Back to the “one long chain or many small chains” debate in the 90s, some people also suggested to discard bad warmups, or restart in a single run. The resulting inference is biased. Take the funnel as an example, any chain with an initialization \tau \approx 0 will move very slowly under most samplers, while \tau \approx 0 is indeed part of the typical set. In view of this, we may still keep the “bad” chains but reweight them. Stacking is a somewhat adhoc but potentially useful approach for this task.

Another more extreme but motivating situation is Riemann sum/grid approximation: which can be viewed as a very large number of chains, and each chain only contain 1 sample that is drawn from the initialization (typically a uniform grid). These chains has not mixed, and they are not convergent to their stationary distribution, and CLT does not kick in within chain. Nevertheless, a Riemann sum take all these non-converegne into account and reweigh each chain differently. Here we are asking for a third level of convergence-- besides the ergodicity and CLT as Michael point out-- what will happen if the number of chains also goes very large and we reweigh them properly (either by importance weights in Riemann sum, or by chain-stacking).

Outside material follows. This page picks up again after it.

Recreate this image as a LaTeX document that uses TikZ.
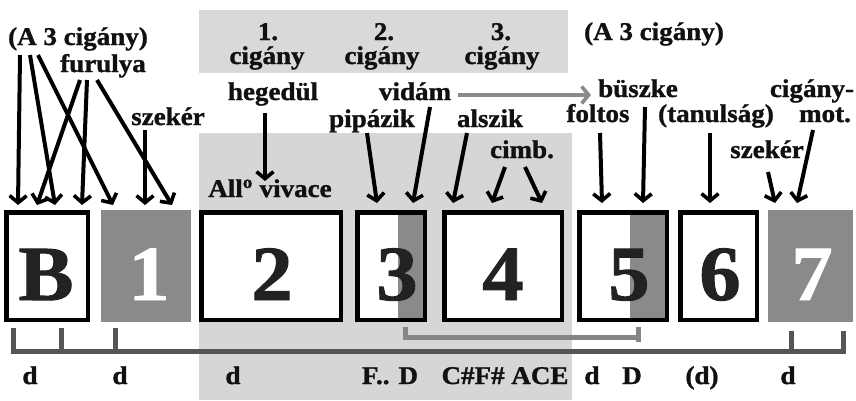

I was imagining that if, as you say, basically each chain is biased towards its starting point, and then you chose a bunch of starting points all equidistant in some kind of hypersphere around the typical set, then they could balance out. First brush I thought that might scale poorly with dimension, but you don’t really need to cover all of that volume, you just need each chain balanced against a chain on the other side of the typical set. But if we knew where the boundaries of the typical set were… Anyway, just brainstorming here.

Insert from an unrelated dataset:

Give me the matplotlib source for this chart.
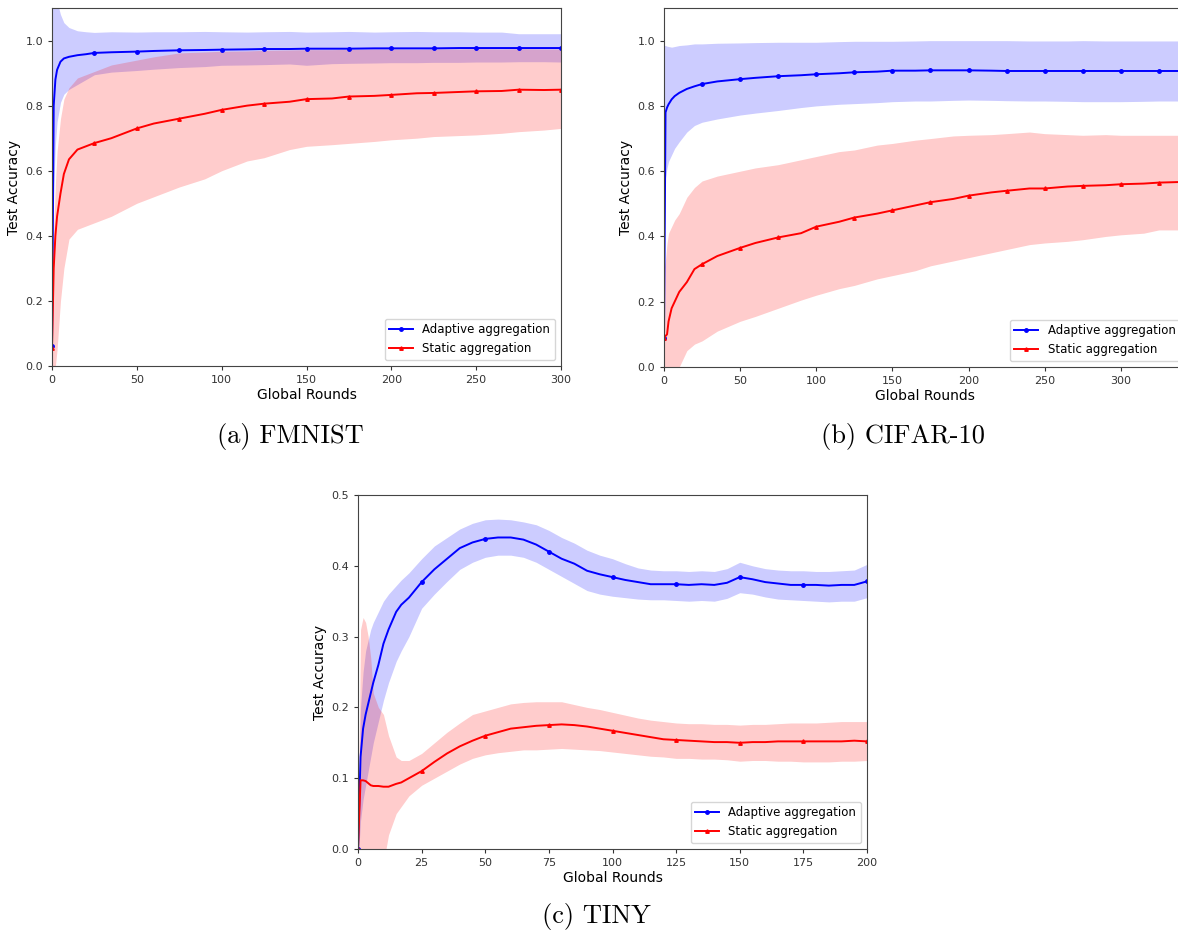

Thanks for the references. I don’t think I’m tall enough to go on those rides!

Yes. This is why I’m arguing that we want to evaluate something like time to ESS = 1000 rather than ESS/second post-warmup.

@andrewgelman who was arguing that we could run multiple chains for a given amount of time each then use stacking to combine them. @betanalpha is saying that this leads to irreducible bias and I think you’re argeeing here.

It not only scales badly with dimension, but it doesn’t take the posterior geometry into account. What we need is balance within the typical set, not balance of starting points. And as you point out,

It might seem like sequential Monte Carlo (SMC) would help, but the problem there is that SMC’s resampling will favor the slow moving chains in the funnel, because those are the ones stuck in the high density, high curvature neck.

Overall I agree, but I do think that ESS/second provides useful local information about the equilibrium behavior of a sampler, which is a component in the time to 1000 effective samples calculation. In particular it will determine just how much can be spread out over multiple chains.

This is related to the fact that SMC solves a fundamentally different problem than MCMC. MCMC tries to generate a new sample from the same distribution as a previous sample, while SMC tries to generate a new sample from a different distribution as the previous sample. The latter is much more difficult and will suffer from not only the MCMC pathologies but also new pathologies such as particle collapse.

I don’t think there’s any single magic measure of efficiency. I like ESS/second because I understand it and it converges to something as simulations go longer. For some applications, time to ESS=1000 makes sense, but for many applications (especially those with clean geometries as we often see in routine applied statistics), ESS=1000 is overkill.